In the commented decision, a loaned employee challenged the application of the time-by-day method (forfait jours) while the collective bargaining agreement applicable within the user company did not provide for this working time management method. He claimed that this situation was prejudicial to him. The Labor Chamber of the Cour de Cassation agreed with the arguments of the employee and acknowledged the illegal subcontracting of labor.
3. Practical consequences for groups of companies
Group companies are strongly recommended to loan employees exclusively when it is justified to do so by specific circumstances and for a period time corresponding to the effective assignment to be performed by the to-be-loaned employees. In addition, it is essential to re-invoice all of the costs – including notably the staff management/administration costs. As such, in the absence of any profit-making implications, the offenses of illegal supply of employees and illegal subcontracting of labor should be excluded.
For long-term assignments, it is imperative to check whether the contemplated operation will be likely to cause a harm or loss to the to-be-loaned employees. In particular, it will be necessary to compare the employees’ collective status in the lending company and user company.

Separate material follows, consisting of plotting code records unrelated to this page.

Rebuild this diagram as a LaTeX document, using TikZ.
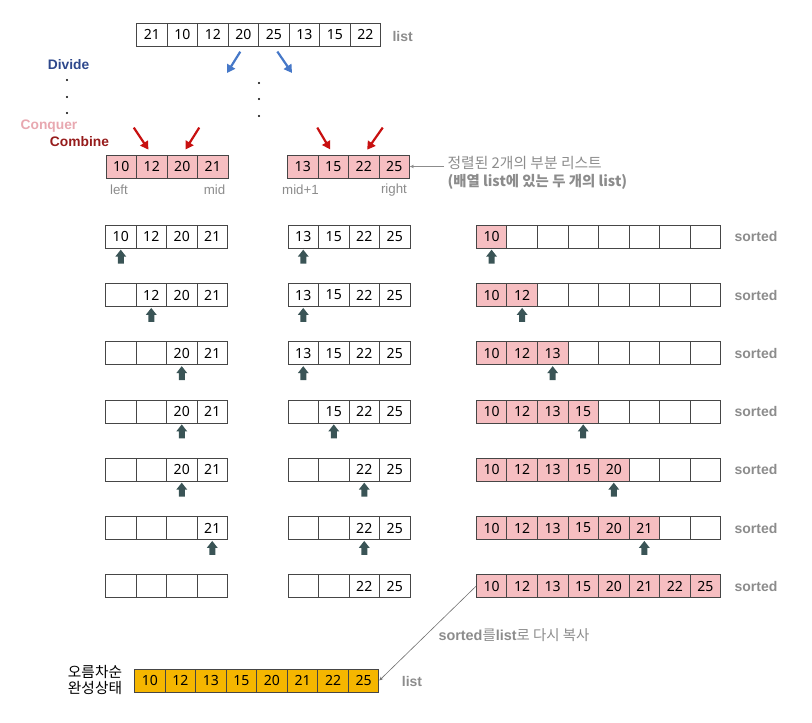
\documentclass[tikz,border=0pt]{standalone}
\usepackage{fontspec}
\setmainfont{Liberation Sans}
\newfontfamily\krfont{Noto Sans CJK KR}
\newfontfamily\numfont{Noto Sans}
\usepackage{tikz}
\usetikzlibrary{arrows.meta,calc,positioning}

\definecolor{cellpink}{RGB}{246,190,193}
\definecolor{cellgold}{RGB}{245,182,0}
\definecolor{cellline}{RGB}{70,70,70}
\definecolor{ptrcol}{RGB}{58,84,86}
\definecolor{labgray}{RGB}{140,140,140}
\definecolor{divblue}{RGB}{46,72,140}
\definecolor{conqpink}{RGB}{232,168,176}
\definecolor{combred}{RGB}{150,28,28}
\definecolor{arrred}{RGB}{200,16,16}
\definecolor{arrblue}{RGB}{70,120,200}

% pointer under a cell
\newcommand{\ptr}[1]{\fill[ptrcol,shift={(#1.south)}] (0,-1) -- (5.5,-8) -- (3,-8) -- (3,-15) -- (-3,-15) -- (-3,-8) -- (-5.5,-8) -- cycle;}

\begin{document}
\begin{tikzpicture}[
  x=1pt,y=1pt,
  cell/.style={draw=cellline,line width=0.8pt,minimum width=30.5pt,minimum height=23pt,inner sep=0pt,font=\numfont\fontsize{14}{16}\selectfont},
  pk/.style={fill=cellpink},
  gd/.style={fill=cellgold},
  tag/.style={font=\bfseries\fontsize{14}{16}\selectfont,text=labgray},
  idx/.style={font=\fontsize{13.3}{15}\selectfont,text=labgray},
  phase/.style={font=\bfseries\fontsize{13.8}{16}\selectfont},
  redarr/.style={-{Triangle[length=8pt,width=9pt]},line width=2.2pt,arrred},
  bluearr/.style={-{Triangle[length=8pt,width=9pt]},line width=2.2pt,arrblue},
  note/.style={anchor=west,text=labgray,font=\krfont\fontsize{14.8}{16}\selectfont},
]
\useasboundingbox (0,0) rectangle (812,723);

% Input list
\foreach \v [count=\i] in {21,10,12,20,25,13,15,22}
  \node[cell] (t\i) at ({136.7+(\i-0.5)*30.5},688.3) {\v};
\node[tag] (tlist) at (402.7,686.3) {list};

% Phases
\node[phase,text=divblue] (divide) at (68.5,658) {Divide};
\fill (67,643) circle (1.2) (67,626) circle (1.2) (67,610) circle (1.2);
\fill (259,640) circle (1.2) (259,624) circle (1.2) (259,607) circle (1.2);
\node[phase,text=conqpink] (conquer) at (49,597) {Conquer};
\node[phase,text=combred] (combine) at (79.5,581) {Combine};

\coordinate (dl) at (227,650);
\coordinate (dr) at (292,650);
\draw[bluearr,shorten <=6pt] (t4.south) -- (dl);
\draw[bluearr,shorten <=6pt] (t5.south) -- (dr);

% Two sorted halves
\foreach \v [count=\i] in {10,12,20,21}
  \node[cell,pk] (a\i) at ({106+(\i-0.5)*30.5},556.5) {\v};
\foreach \v [count=\i] in {13,15,22,25}
  \node[cell,pk] (b\i) at ({287.5+(\i-0.5)*30.5},556.5) {\v};

\node[idx] (left) at (119,533) {left};
\node[idx] (mid) at (214.5,533) {mid};
\node[idx] (midp) at (300.5,533) {mid+1};
\node[idx] (right) at (394,533) {right};

\coordinate (ra1) at ($(a2.north)+(-18,27)$);
\coordinate (ra2) at ($(a3.north)+(17,27)$);
\coordinate (ra3) at ($(b2.north)+(-16,27)$);
\coordinate (ra4) at ($(b3.north)+(19,27)$);
\draw[redarr,shorten >=6pt] (ra1) -- (a2.north);
\draw[redarr,shorten >=6pt] (ra2) -- (a3.north);
\draw[redarr,shorten >=6pt] (ra3) -- (b2.north);
\draw[redarr,shorten >=6pt] (ra4) -- (b3.north);

\node[note] (note1) at (444,560) {정렬된 2개의 부분 리스트};
\node[note,font=\krfont\bfseries\fontsize{14.4}{16}\selectfont] (note2) at (444,541) {(배열 list에 있는 두 개의 list)};
\draw[-{Stealth[length=4pt,width=3.5pt]},labgray,line width=0.6pt] (note1.west |- b4.east) -- (b4.east);

% Merge steps
\foreach \k/\lp/\mp [count=\r] in {1/1/1,2/2/1,3/3/1,4/3/2,5/3/3,6/4/3,8/5/3} {
  \pgfmathsetmacro\ry{486.2-(\r-1)*58.25}
  \foreach \v [count=\i] in {10,12,20,21} {
    \ifnum\i<\lp
      \node[cell] (l\r-\i) at ({105.5+(\i-0.5)*30.5},\ry) {};
    \else
      \node[cell] (l\r-\i) at ({105.5+(\i-0.5)*30.5},\ry) {\v};
    \fi
  }
  \foreach \v [count=\i] in {13,15,22,25} {
    \ifnum\i<\mp
      \node[cell] (m\r-\i) at ({288+(\i-0.5)*30.5},\ry) {};
    \else
      \node[cell] (m\r-\i) at ({288+(\i-0.5)*30.5},\ry) {\v};
    \fi
  }
  \foreach \v [count=\i] in {10,12,13,15,20,21,22,25} {
    \ifnum\i>\k
      \node[cell] (s\r-\i) at ({476.3+(\i-0.5)*30.55},\ry) {};
    \else
      \node[cell,pk] (s\r-\i) at ({476.3+(\i-0.5)*30.55},\ry) {\v};
    \fi
  }
  \node[tag] (st\r) at (756,\ry) {sorted};
  \ifnum\r<7
    \ptr{l\r-\lp}
    \ptr{m\r-\mp}
    \ptr{s\r-\r}
  \fi
}

% Copy back
\node[anchor=west,text=labgray,font=\fontsize{14.4}{16}\selectfont] (copynote) at (435,88)
  {\textbf{sorted}{\krfont 를}\textbf{list}{\krfont 로 다시 복사}};

\foreach \v [count=\i] in {10,12,13,15,20,21,22,25}
  \node[cell,gd] (f\i) at ({134.5+(\i-0.5)*30.55},42.5) {\v};
\node[tag] (flist) at (412,42) {list};
\node[font=\krfont\fontsize{14.7}{16}\selectfont,align=center] (done) at (95,43) {오름차순\\완성상태};

\draw[-{Stealth[length=4pt,width=3.5pt]},labgray!80!black,line width=0.6pt] (s7-1.west) -- (f8.east);

\end{tikzpicture}
\end{document}
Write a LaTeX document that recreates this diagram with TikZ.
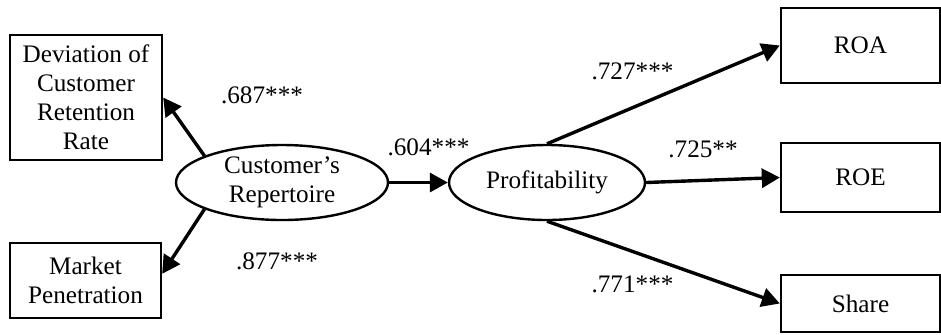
\documentclass[tikz,border=0pt]{standalone}
\usepackage{fontspec}
\setmainfont{Liberation Serif}
\usepackage{tikz}
\usetikzlibrary{shapes, arrows.meta}

\begin{document}
\begin{tikzpicture}[x=0.5pt, y=-0.5pt,
        box/.style={rectangle, draw, line width=1.2pt, align=center, inner sep=0pt},
        latent/.style={ellipse, draw, line width=1.2pt, align=center, inner sep=0pt, minimum height=37.5pt},
        coef/.style={inner sep=0pt},
        link/.style={line width=1.7pt, -{Triangle[length=9pt, width=9.5pt]}},
        every node/.style={font=\fontsize{12.6}{14.5}\selectfont}]
        \useasboundingbox (0, 0) rectangle (941, 334);

        \node[box, minimum width=76pt, minimum height=62.5pt] at (86, 97.5) (dev) {Deviation of\\Customer\\Retention\\Rate};
        \node[box, minimum width=75.5pt, minimum height=37.5pt] at (85.5, 280.5) (mkt) {Market\\Penetration};
        \node[latent, minimum width=106pt] at (282, 182.5) (rep) {Customer’s\\Repertoire};
        \node[latent, minimum width=98pt] at (547, 182.5) (prof) {Profitability};
        \node[box, minimum width=79.5pt, minimum height=37.5pt] at (860.5, 45.5) (roa) {ROA};
        \node[box, minimum width=79.5pt, minimum height=34.5pt] at (860.5, 177.5) (roe) {ROE};
        \node[box, minimum width=79.5pt, minimum height=28.5pt] at (860.5, 303.5) (share) {Share};

        \draw[link] (rep.161) to (dev.east);
        \draw[link] (rep.199) to (mkt.5);
        \draw[link] (rep.east) to (prof.west);
        \draw[link] (prof.north) to (roa.west);
        \draw[link] (prof.east) to (roe.west);
        \draw[link] (prof.south) to (share.west);

        \node[coef] at (262, 95) (c1) {.687***};
        \node[coef] at (277, 261) (c2) {.877***};
        \node[coef] at (428.5, 147) (c3) {.604***};
        \node[coef] at (632.5, 71) (c4) {.727***};
        \node[coef] at (703, 149) (c5) {.725**};
        \node[coef] at (632.5, 284) (c6) {.771***};
    \end{tikzpicture}
\end{document}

The French system of portage salarial is defined as a unity of contractual relationships organized between a portage company (umbrella company), an independent contractor and a customer company. Basically, 2 contracts are established: (i) a service contract between the umbrella company and the customer company and (ii) a temporary employment agreement between the independent contractor and the umbrella company. When the service is performed by the independent contractor, the customer company pays the fees to the umbrella company that subsequently pays to the independent contractor a salary. The portage salarial is sometimes summarily referred to as a halfway house between self-employment and being an employee.
 System of calculating working time, in days per year rather than hours per week.